やっぱりパーマですかね。カールアイロンじゃなくて、本当にパーマをかけることにこだわりたかったので。レングスがロングの場合ならアイロンで巻くこともあるでしょうが、ショートやボブは巻かないと思うんです。さっと乾かしてさらっと決めたいという。だからパーマが必要であって、日常を踏まえて作りました。
Ⅳ.ファイナルまでの取り組み
--河野さん自身のデザインの特徴、こういうのが自分としては好きだなというのはありますか?
僕は男性なので、ラインやフォルムが男性的になりすぎないように意識しています。シャープになりすぎないということですかね。その辺は女性のスタイリストさんはすごくバランスがいい。参考にするところはたくさんあります。

--特徴を出そうとすると、より男性的な要素を際立たせる発想があるだろうと思ったんですが、逆なんですね。
女性のほうが天才的というか、男性は理論できちっとやるので。理論はラクですよ。その法則でやっていけば自然と答えが見えてくるので。その人の生活やオーラなど、見えないものに対して当てはめていくのが女性はすごく長けているので、女性が作るスタイルは徹底的に見るようにしています。

--感覚を大事にするということでしょうか?
年を重ねれば重ねるほど、美しく作ることができるようになるんですけど、そこを壊していかないといけなくて。だけど壊れなくなっていくんですよ。脳も手も。

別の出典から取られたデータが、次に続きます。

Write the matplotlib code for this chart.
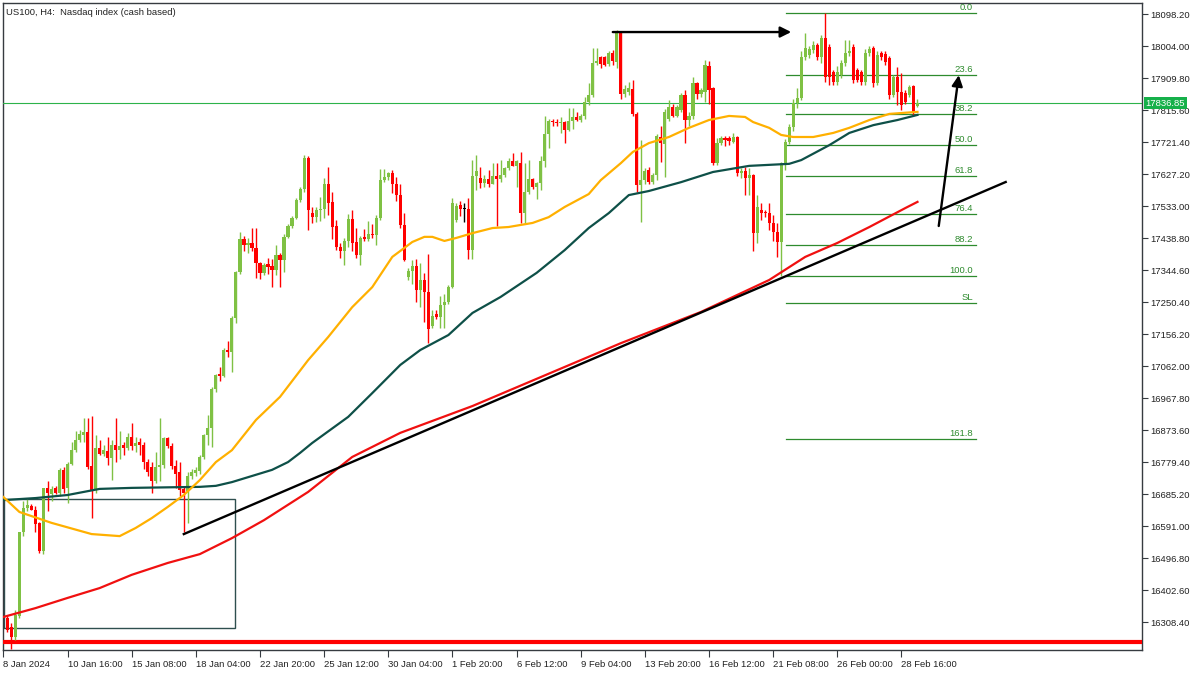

そこをあえて壊す。僕のカットってこうじゃないとダメなんだよねってなったとき、自分は終わりだと思っています。それって世の中が求めていることよりも自分のキャリアを優先しているんですよね。女性はそういうことがなく、柔軟に対応していると思います。
--名古屋エリア・グランプリを獲ったときの気持ちはどうでしたか?
すごくうれしかったですけど、それで終わりじゃないコンテストなので。ファイナルへ行けなかった人のことを考えると責任は重いなと感じました。ただ、責任の重さを楽しめる人がグランプリを獲れる人なんだと審査員の方が言っておられて、名古屋エリアの代表として恥じない作品をつくりたいと今は思っています。
--残りの期間でこういう取り組みをやろうと思っていることはありますか?
日常をごっそり切り取られるコンテストだと思っているので、普段いかにお客さまと向き合っているかが問われると思います。毎日が本番。お客さまが言ってくれたオーダーの中に、どれだけ自分の色を限られた時間の中でつけて満足させられるか。それはある意味コンテストよりも難しいことで、それを毎日1人ずつでもやることができれば、ものすごいトレーニングになりますよね。
--まさにミルボンが目指したいリアリティブの在り方です。最後にDA of the yearへの意気込みを聞かせてください。
特別な時間だからこそ気張らない。自分の持っている力以上のものは出ないと思っているので、大事なのはその日、自分が持っている力をきちんと出せるか。自分の一生懸命やっているところを見せることができれば、満足のいく大会になるのではないかと思っています。